# Directive
Leaving out all pictures, reproduce the entries below exactly, from the first line through the line that contains "x_vals = list(range(100, 0, -1))".

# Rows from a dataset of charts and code
******
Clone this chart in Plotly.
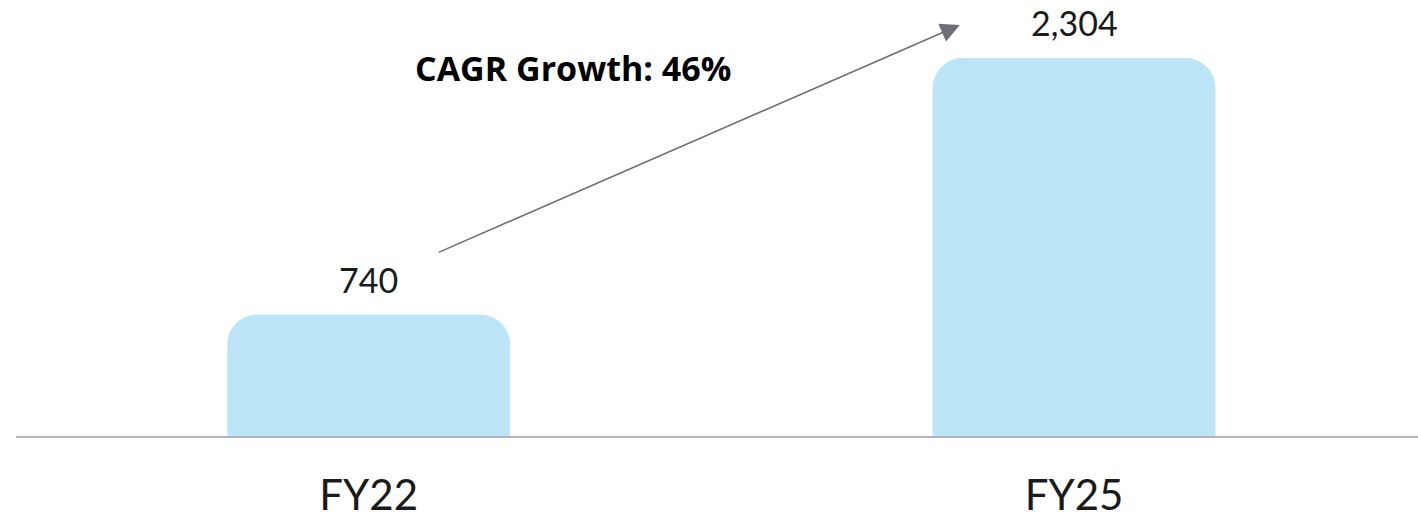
import plotly.graph_objects as go

categories = ["FY22", "FY25"]
values = [740, 2304]
value_labels = ["740", "2,304"]
cagr_text = "CAGR Growth: 46%"

BAR_COLOR = "#BDE5F8"
FONT = "Lato"

fig = go.Figure()
fig.add_trace(go.Bar(
    x=list(range(len(categories))),
    y=values,
    width=0.401,
    marker=dict(color=BAR_COLOR, cornerradius=30, line=dict(width=0)),
    hoverinfo="skip",
))

for i, (v, lab) in enumerate(zip(values, value_labels)):
    fig.add_annotation(
        x=i, y=v, text=lab, showarrow=False, yanchor="bottom", yshift=13,
        font=dict(family=FONT, size=34, color="#1a1a1a"),
    )

# CAGR arrow
fig.add_annotation(
    x=0.838, y=2505, ax=0.097, ay=1115, xref="x", yref="y", axref="x", ayref="y",
    showarrow=True, arrowhead=2, arrowsize=2.4, arrowwidth=1.6, arrowcolor="#6E6E7A",
    text="",
)
fig.add_annotation(
    x=0.29, y=2243, text="<b>" + cagr_text + "</b>", showarrow=False,
    font=dict(family="Open Sans", size=34, color="#000000"),
)

fig.update_layout(
    width=1418, height=521,
    margin=dict(l=16, r=0, t=0, b=85),
    plot_bgcolor="white", paper_bgcolor="white",
    showlegend=False,
    xaxis=dict(
        range=[-0.5, 1.4876], tickmode="array", tickvals=list(range(len(categories))),
        ticktext=categories, showgrid=False, zeroline=False,
        showline=True, linecolor="#B4B4BC", linewidth=2,
        tickfont=dict(family=FONT, size=42, color="#1a1a1a"), ticks="",
        ticklabelstandoff=22,
    ),
    yaxis=dict(range=[0, 2657], visible=False, showgrid=False, zeroline=False),
)

fig.write_html(
    "out.html",
    config={"displayModeBar": False},
    post_script="document.body.style.margin='0';document.body.style.padding='0';",
)
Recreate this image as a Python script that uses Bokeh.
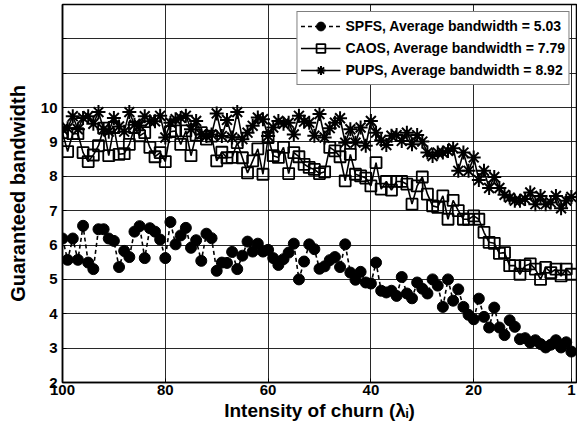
from bokeh.plotting import figure
from bokeh.models import Range1d, FixedTicker, Legend
from bokeh.embed import file_html
from bokeh.resources import INLINE

x_vals = list(range(100, 0, -1))

spfs = [6.19, 5.57, 6.19, 5.57, 6.56, 5.49, 5.3, 6.46, 6.46, 6.19,
        6.12, 5.36, 5.83, 5.65, 6.39, 6.55, 5.62, 6.49, 6.39, 6.16,
        5.62, 6.67, 6.02, 6.28, 6.5, 5.92, 6.14, 5.54, 6.33, 6.2,
        5.25, 5.49, 5.48, 5.8, 5.3, 5.69, 6.1, 5.81, 6.04, 5.81,
        5.86, 5.62, 5.42, 5.59, 5.78, 6.04, 5.0, 5.52, 6.02,
        5.88, 5.31, 5.38, 5.56, 5.65, 5.36, 6.02, 5.2, 4.99, 5.22,
        4.91, 4.88, 5.49, 4.67, 4.62, 4.67, 4.52, 5.07, 4.59, 4.45,
        4.91, 4.73, 4.59, 5.0, 4.82, 4.2, 5.0, 4.38, 4.71, 4.2,
        3.97, 3.84, 4.44, 3.91, 3.6, 4.18, 3.6, 3.38, 3.81, 3.62,
        3.26, 3.29, 3.16, 3.23, 3.12, 3.02, 3.1, 3.23, 3.02, 3.17, 2.9]

caos = [9.27, 8.72, 9.24, 9.24, 8.69, 8.43, 8.62, 8.89, 9.4, 8.6,
        9.42, 8.64, 8.66, 8.93, 9.42, 9.18, 9.27, 8.84, 8.57, 8.69, 8.43,
        9.3, 9.32, 8.93, 9.32, 8.6, 9.2, 9.27, 9.08, 9.17, 8.45,
        8.7, 8.54, 8.55, 8.98, 8.54, 8.1, 8.45, 8.8, 8.06, 9.13,
        8.6, 8.55, 8.84, 8.08, 8.69, 8.57, 8.35, 8.26,
        8.2, 8.08, 8.13, 8.84, 8.74, 8.57, 7.87, 8.64, 8.06, 8.01,
        7.95, 7.72, 8.4, 7.63, 7.85, 7.6, 7.85, 7.85, 7.77, 7.19,
        7.72, 7.98, 7.48, 7.14, 7.1, 7.43, 6.75, 7.3, 7.0, 6.75,
        6.75, 6.85, 6.75, 6.37, 6.08, 6.05, 5.76,
        5.78, 5.4, 5.4, 5.15, 5.4, 5.45, 5.3, 5.0, 5.35, 5.2,
        5.3, 5.1, 5.3, 5.15]

pups = [9.37, 9.4, 9.75, 9.37, 9.7, 9.75, 9.53, 9.87, 9.37, 9.3,
        9.7, 9.45, 9.3, 9.87, 9.5, 9.48, 9.75, 9.6, 9.6,
        9.76, 9.13, 9.56, 9.66, 9.7, 9.76, 9.37, 9.61, 9.22, 9.17,
        9.22, 9.83, 9.17, 9.64, 9.13, 9.87, 9.08, 9.27, 9.47, 9.71,
        9.66, 9.17, 9.42, 9.61, 9.53, 9.56, 9.22, 9.76, 9.59, 9.56,
        9.18, 9.81, 9.13, 9.4, 9.56, 9.69, 8.98, 9.37, 8.98, 9.42,
        8.89, 9.61, 9.27, 9.05, 8.91, 9.18, 9.2, 9.03, 9.27, 8.93,
        9.2, 9.01, 8.69, 8.59, 8.69, 8.69, 8.74, 8.82, 8.16, 8.69,
        8.16, 8.55, 7.89, 8.16, 7.66, 7.98, 7.66, 7.46, 7.38, 7.29,
        7.29, 7.34, 7.53, 7.19, 7.43, 7.19, 7.24, 7.43, 7.07, 7.29, 7.4]

labels = ["SPFS, Average bandwidth = 5.03",
          "CAOS, Average bandwidth = 7.79",
          "PUPS, Average bandwidth = 8.92"]

x_ticks = [100, 80, 60, 40, 20, 1]
y_ticks = [2, 3, 4, 5, 6, 7, 8, 9, 10, 11, 12, 13]
y_tick_labels = {11: "", 12: "", 13: ""}

FONT = "Liberation Sans"

p = figure(width=577, height=432, output_backend="svg", toolbar_location=None,
           x_range=Range1d(100, 0), y_range=Range1d(2, 13),
           min_border_left=62, min_border_right=1, min_border_top=4,
           min_border_bottom=50)
p.background_fill_color = "white"
p.border_fill_color = "white"
p.outline_line_color = "black"
p.outline_line_width = 1.5

# grid
p.xgrid.ticker = FixedTicker(ticks=x_ticks)
p.ygrid.ticker = FixedTicker(ticks=y_ticks)
for g in (p.xgrid, p.ygrid):
    g.grid_line_color = "#111111"
    g.grid_line_width = 1
    g.grid_line_alpha = 0.9

# axes
p.xaxis.ticker = FixedTicker(ticks=x_ticks)
p.yaxis.ticker = FixedTicker(ticks=y_ticks)
p.yaxis.major_label_overrides = y_tick_labels
for ax in (p.xaxis, p.yaxis):
    ax.axis_line_color = "black"
    ax.axis_line_width = 1.5
    ax.major_tick_in = 4
    ax.major_tick_out = 0
    ax.minor_tick_line_color = None
    ax.major_tick_line_color = "black"
    ax.major_label_text_font = FONT
    ax.major_label_text_font_style = "bold"
    ax.major_label_text_font_size = "15px"
    ax.major_label_text_color = "black"
    ax.axis_label_text_font = FONT
    ax.axis_label_text_font_style = "bold"
    ax.axis_label_text_color = "black"
p.xaxis.axis_label_text_font_size = "19px"
p.yaxis.axis_label_text_font_size = "20px"
p.xaxis.axis_label = "Intensity of churn (λᵢ)"
p.yaxis.axis_label = "Guaranteed bandwidth"
p.xaxis.major_label_standoff = 2
p.xaxis.axis_label_standoff = 2
p.yaxis.major_label_standoff = 5
p.yaxis.axis_label_standoff = 9

# series
l1 = p.line(x_vals, spfs, line_color="black", line_width=1.6, line_dash="4 3")
s1 = p.scatter(x_vals, spfs, marker="circle", size=11, fill_color="black",
               line_color="black")
l2 = p.line(x_vals, caos, line_color="black", line_width=1.6)
s2 = p.scatter(x_vals, caos, marker="square", size=11, fill_alpha=0,
               line_color="black", line_width=1.8)
l3 = p.line(x_vals, pups, line_color="black", line_width=1.6)
s3 = p.scatter(x_vals, pups, marker="asterisk", size=14,
               line_color="black", line_width=2)

legend = Legend(items=[(labels[0], [l1, s1]), (labels[1], [l2, s2]),
                       (labels[2], [l3, s3])],
                location="top_right")
legend.border_line_color = "black"
legend.border_line_width = 1
legend.background_fill_color = "white"
legend.background_fill_alpha = 1
legend.label_text_font = FONT
legend.label_text_font_style = "bold"
legend.label_text_font_size = "14px"
legend.label_text_color = "black"
legend.glyph_width = 40
legend.glyph_height = 22
legend.label_height = 22
legend.label_standoff = 5
legend.spacing = 0
legend.padding = 3
legend.margin = 7
p.add_layout(legend)

open("out.html", "w").write(file_html(p, INLINE))
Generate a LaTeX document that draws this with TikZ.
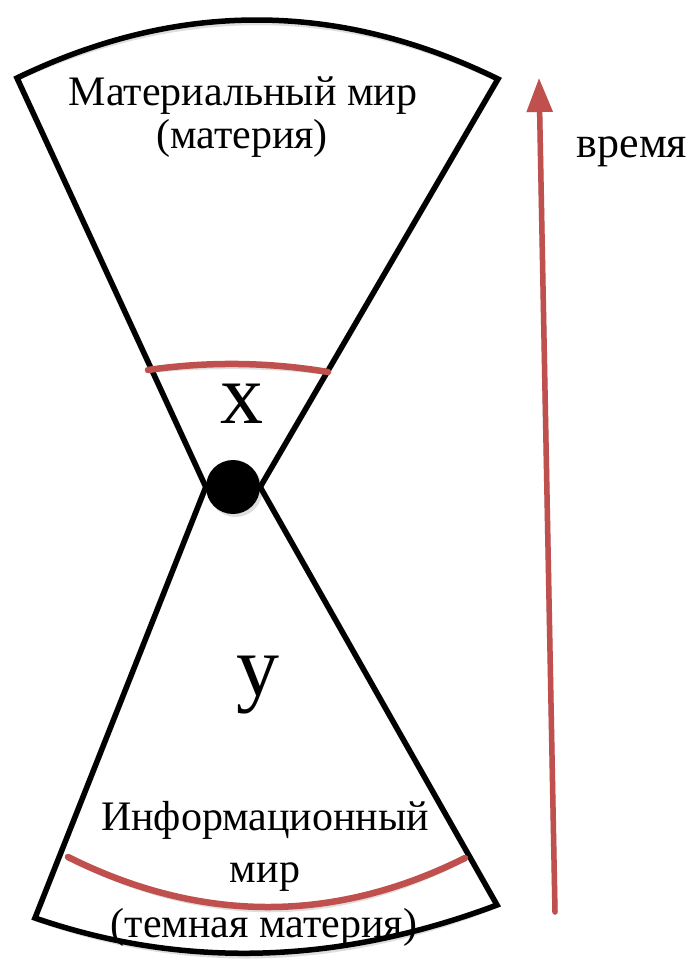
******
# Solution to the exercise
Clone this chart in Plotly.
import plotly.graph_objects as go

categories = ["FY22", "FY25"]
values = [740, 2304]
value_labels = ["740", "2,304"]
cagr_text = "CAGR Growth: 46%"

BAR_COLOR = "#BDE5F8"
FONT = "Lato"

fig = go.Figure()
fig.add_trace(go.Bar(
    x=list(range(len(categories))),
    y=values,
    width=0.401,
    marker=dict(color=BAR_COLOR, cornerradius=30, line=dict(width=0)),
    hoverinfo="skip",
))

for i, (v, lab) in enumerate(zip(values, value_labels)):
    fig.add_annotation(
        x=i, y=v, text=lab, showarrow=False, yanchor="bottom", yshift=13,
        font=dict(family=FONT, size=34, color="#1a1a1a"),
    )

# CAGR arrow
fig.add_annotation(
    x=0.838, y=2505, ax=0.097, ay=1115, xref="x", yref="y", axref="x", ayref="y",
    showarrow=True, arrowhead=2, arrowsize=2.4, arrowwidth=1.6, arrowcolor="#6E6E7A",
    text="",
)
fig.add_annotation(
    x=0.29, y=2243, text="<b>" + cagr_text + "</b>", showarrow=False,
    font=dict(family="Open Sans", size=34, color="#000000"),
)

fig.update_layout(
    width=1418, height=521,
    margin=dict(l=16, r=0, t=0, b=85),
    plot_bgcolor="white", paper_bgcolor="white",
    showlegend=False,
    xaxis=dict(
        range=[-0.5, 1.4876], tickmode="array", tickvals=list(range(len(categories))),
        ticktext=categories, showgrid=False, zeroline=False,
        showline=True, linecolor="#B4B4BC", linewidth=2,
        tickfont=dict(family=FONT, size=42, color="#1a1a1a"), ticks="",
        ticklabelstandoff=22,
    ),
    yaxis=dict(range=[0, 2657], visible=False, showgrid=False, zeroline=False),
)

fig.write_html(
    "out.html",
    config={"displayModeBar": False},
    post_script="document.body.style.margin='0';document.body.style.padding='0';",
)
Recreate this image as a Python script that uses Bokeh.
from bokeh.plotting import figure
from bokeh.models import Range1d, FixedTicker, Legend
from bokeh.embed import file_html
from bokeh.resources import INLINE

x_vals = list(range(100, 0, -1))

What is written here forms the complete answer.